• **Do this**: Copy word for word the lines in the records below, starting at the line with "Recreate this image" and ending at the line with "import * as". Skip the pictures.

[Charts and diagrams as code]
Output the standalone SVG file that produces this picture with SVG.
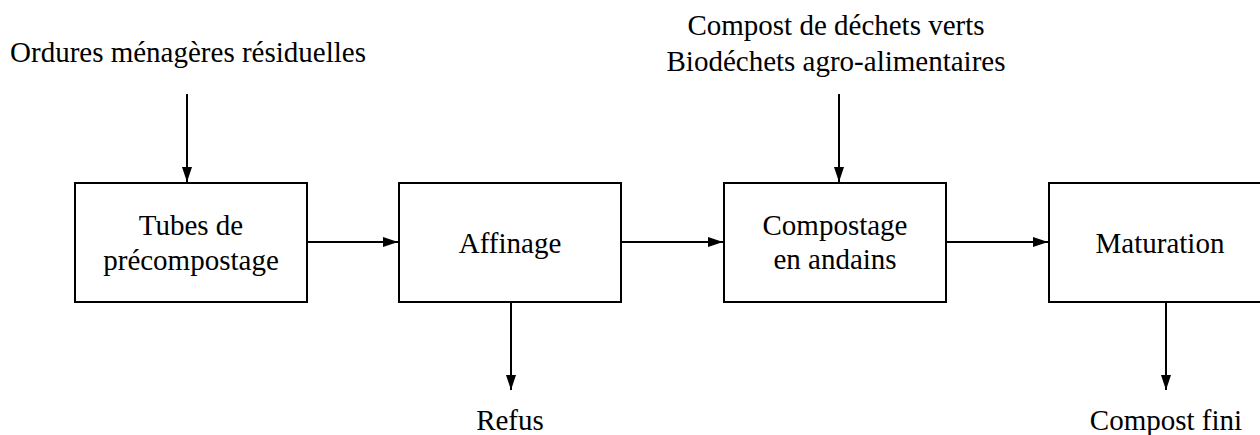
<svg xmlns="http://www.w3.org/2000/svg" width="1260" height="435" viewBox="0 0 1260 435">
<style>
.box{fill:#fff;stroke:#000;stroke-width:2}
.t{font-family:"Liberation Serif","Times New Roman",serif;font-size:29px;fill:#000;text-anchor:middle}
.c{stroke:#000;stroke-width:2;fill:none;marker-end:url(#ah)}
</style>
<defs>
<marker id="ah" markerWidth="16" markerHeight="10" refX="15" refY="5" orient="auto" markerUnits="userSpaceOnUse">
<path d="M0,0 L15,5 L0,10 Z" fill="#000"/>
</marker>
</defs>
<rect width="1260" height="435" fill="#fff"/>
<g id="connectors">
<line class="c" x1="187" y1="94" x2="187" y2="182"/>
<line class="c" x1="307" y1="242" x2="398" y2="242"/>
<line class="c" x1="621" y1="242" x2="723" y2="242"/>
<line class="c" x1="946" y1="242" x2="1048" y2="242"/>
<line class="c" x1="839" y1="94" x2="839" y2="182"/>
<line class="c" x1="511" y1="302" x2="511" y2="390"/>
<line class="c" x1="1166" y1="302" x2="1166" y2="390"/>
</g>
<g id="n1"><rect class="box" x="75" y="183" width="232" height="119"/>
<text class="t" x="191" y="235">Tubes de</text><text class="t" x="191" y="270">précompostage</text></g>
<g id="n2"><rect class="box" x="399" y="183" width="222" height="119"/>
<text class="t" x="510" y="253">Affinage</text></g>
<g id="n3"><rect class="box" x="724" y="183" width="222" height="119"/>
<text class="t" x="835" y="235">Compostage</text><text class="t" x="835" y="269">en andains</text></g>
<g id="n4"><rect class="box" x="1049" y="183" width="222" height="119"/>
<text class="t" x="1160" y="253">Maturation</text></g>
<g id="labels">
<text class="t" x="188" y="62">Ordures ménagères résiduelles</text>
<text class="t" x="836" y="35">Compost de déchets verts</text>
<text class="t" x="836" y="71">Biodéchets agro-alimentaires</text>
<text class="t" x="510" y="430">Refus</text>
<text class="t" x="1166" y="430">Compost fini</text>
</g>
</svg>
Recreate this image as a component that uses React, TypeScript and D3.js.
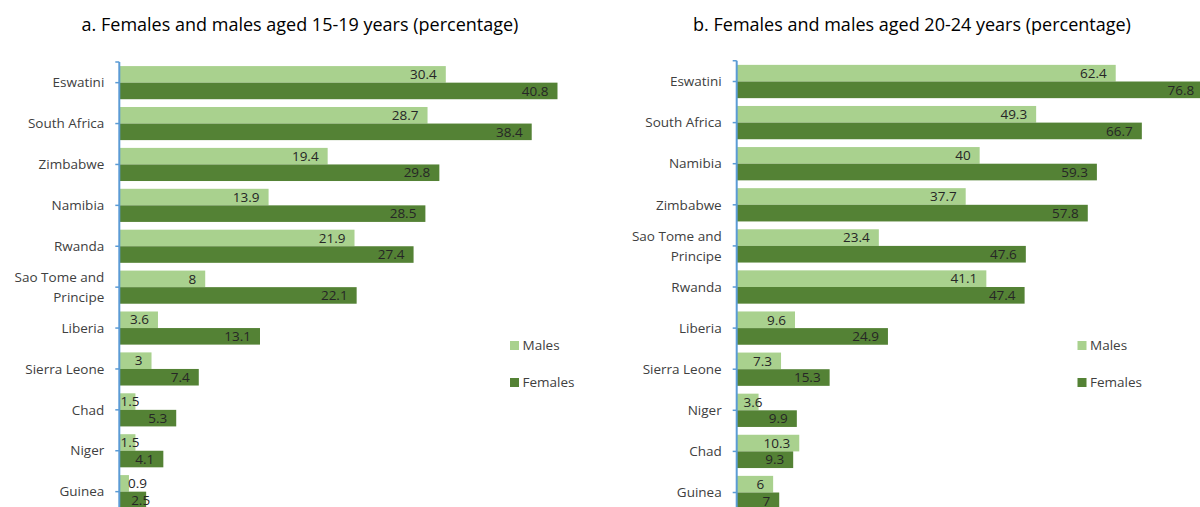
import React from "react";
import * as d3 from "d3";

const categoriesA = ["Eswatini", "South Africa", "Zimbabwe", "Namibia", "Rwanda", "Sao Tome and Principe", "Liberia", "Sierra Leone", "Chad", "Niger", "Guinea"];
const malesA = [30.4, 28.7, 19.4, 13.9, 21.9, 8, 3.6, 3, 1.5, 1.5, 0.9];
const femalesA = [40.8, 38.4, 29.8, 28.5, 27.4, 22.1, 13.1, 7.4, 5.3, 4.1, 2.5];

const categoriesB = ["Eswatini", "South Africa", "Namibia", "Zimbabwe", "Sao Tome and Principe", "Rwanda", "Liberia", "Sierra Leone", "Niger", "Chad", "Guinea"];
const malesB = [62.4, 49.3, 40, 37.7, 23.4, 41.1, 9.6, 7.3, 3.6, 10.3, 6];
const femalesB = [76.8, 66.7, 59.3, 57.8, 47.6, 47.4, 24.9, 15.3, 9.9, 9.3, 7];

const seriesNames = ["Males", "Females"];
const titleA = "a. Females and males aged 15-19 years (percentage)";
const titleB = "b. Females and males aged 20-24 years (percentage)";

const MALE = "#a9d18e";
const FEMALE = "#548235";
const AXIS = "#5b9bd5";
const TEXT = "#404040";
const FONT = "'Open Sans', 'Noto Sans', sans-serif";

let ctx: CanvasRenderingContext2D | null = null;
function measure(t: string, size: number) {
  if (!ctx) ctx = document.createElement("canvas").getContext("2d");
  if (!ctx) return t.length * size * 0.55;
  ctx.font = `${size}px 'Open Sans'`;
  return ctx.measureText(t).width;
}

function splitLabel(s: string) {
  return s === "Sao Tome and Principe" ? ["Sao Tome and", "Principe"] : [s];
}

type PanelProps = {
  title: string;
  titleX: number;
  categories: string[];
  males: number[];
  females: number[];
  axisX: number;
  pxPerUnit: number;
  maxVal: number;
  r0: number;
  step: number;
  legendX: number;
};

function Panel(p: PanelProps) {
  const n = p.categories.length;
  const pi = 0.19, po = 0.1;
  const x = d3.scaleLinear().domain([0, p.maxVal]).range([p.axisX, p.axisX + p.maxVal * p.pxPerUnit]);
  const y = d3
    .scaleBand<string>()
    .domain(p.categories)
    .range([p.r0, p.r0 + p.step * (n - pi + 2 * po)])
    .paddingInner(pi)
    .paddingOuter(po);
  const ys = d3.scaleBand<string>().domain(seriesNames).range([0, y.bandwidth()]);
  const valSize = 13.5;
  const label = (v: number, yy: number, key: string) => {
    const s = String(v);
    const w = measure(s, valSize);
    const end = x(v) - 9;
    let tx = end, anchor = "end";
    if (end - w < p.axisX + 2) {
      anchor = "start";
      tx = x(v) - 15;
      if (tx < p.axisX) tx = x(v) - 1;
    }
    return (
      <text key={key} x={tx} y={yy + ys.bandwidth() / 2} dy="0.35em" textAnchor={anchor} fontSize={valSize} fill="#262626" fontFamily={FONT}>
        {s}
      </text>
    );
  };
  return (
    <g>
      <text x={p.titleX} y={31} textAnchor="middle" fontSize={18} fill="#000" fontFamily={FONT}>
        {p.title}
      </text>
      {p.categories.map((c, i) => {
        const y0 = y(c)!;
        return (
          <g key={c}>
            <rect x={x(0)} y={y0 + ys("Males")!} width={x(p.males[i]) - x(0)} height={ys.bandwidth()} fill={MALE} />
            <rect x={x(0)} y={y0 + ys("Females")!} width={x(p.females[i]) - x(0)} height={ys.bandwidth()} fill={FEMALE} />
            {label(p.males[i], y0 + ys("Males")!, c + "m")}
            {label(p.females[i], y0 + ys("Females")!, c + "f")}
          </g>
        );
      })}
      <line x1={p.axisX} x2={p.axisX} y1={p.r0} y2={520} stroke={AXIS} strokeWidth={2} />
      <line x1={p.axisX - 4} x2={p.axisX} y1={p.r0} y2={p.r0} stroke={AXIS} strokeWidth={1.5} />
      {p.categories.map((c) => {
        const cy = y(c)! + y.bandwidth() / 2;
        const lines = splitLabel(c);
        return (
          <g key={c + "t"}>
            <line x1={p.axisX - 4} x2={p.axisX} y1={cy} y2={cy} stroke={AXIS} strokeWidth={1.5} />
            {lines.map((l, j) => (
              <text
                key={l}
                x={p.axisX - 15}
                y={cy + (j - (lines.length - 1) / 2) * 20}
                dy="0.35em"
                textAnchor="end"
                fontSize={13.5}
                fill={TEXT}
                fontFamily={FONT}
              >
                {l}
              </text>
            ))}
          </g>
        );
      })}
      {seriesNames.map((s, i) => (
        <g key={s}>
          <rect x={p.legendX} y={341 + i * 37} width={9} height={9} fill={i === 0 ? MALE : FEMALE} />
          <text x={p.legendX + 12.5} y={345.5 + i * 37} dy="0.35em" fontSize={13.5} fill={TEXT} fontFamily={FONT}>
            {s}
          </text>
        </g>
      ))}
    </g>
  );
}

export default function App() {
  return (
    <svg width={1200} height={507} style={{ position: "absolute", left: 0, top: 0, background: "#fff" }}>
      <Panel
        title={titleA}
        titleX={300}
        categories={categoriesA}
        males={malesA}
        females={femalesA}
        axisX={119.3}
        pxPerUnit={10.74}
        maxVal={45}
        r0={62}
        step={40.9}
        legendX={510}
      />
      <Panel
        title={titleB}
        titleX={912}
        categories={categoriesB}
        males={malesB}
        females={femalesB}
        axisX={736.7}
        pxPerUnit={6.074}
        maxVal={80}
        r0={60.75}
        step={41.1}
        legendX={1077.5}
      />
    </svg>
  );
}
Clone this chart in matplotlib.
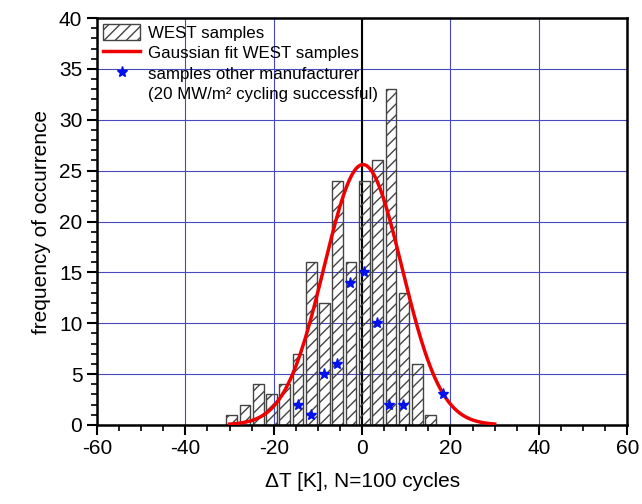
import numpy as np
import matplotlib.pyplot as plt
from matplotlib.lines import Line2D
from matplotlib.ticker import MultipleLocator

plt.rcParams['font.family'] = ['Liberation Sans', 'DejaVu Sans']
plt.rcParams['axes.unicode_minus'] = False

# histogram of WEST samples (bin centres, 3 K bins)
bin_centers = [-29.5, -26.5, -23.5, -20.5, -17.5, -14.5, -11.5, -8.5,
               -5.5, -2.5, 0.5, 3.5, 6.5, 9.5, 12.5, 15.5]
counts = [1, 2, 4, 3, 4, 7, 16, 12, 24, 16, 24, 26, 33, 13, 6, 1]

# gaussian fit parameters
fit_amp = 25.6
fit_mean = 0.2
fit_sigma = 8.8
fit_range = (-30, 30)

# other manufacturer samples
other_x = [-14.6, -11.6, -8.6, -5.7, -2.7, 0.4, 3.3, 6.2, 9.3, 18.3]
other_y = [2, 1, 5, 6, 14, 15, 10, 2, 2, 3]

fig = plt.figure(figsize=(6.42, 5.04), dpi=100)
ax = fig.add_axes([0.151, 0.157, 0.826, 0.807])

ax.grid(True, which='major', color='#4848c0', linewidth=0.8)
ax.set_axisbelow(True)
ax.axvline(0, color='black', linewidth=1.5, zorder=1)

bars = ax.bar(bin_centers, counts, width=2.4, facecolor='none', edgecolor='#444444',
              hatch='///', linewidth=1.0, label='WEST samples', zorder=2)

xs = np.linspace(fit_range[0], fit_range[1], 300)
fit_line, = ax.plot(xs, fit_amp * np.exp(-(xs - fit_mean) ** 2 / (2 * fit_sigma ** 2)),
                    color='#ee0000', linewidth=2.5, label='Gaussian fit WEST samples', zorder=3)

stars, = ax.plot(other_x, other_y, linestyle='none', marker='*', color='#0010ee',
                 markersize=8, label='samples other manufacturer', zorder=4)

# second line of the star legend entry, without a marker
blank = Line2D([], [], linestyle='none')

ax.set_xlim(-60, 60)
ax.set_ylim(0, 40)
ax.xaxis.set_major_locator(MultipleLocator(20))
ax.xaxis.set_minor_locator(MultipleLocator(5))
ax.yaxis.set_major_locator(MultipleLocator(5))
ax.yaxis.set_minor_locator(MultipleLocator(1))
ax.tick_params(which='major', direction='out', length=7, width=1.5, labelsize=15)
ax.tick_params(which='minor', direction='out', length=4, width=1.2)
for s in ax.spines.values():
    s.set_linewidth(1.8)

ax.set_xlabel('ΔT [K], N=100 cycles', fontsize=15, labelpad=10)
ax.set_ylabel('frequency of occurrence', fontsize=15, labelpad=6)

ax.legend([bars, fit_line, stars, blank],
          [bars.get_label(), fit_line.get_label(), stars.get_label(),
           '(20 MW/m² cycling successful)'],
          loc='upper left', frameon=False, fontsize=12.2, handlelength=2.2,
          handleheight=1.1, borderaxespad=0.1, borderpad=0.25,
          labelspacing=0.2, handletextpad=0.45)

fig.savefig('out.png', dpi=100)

• **Answer to this problem**:
Recreate this image as a component that uses React, TypeScript and D3.js.
import React from "react";
import * as d3 from "d3";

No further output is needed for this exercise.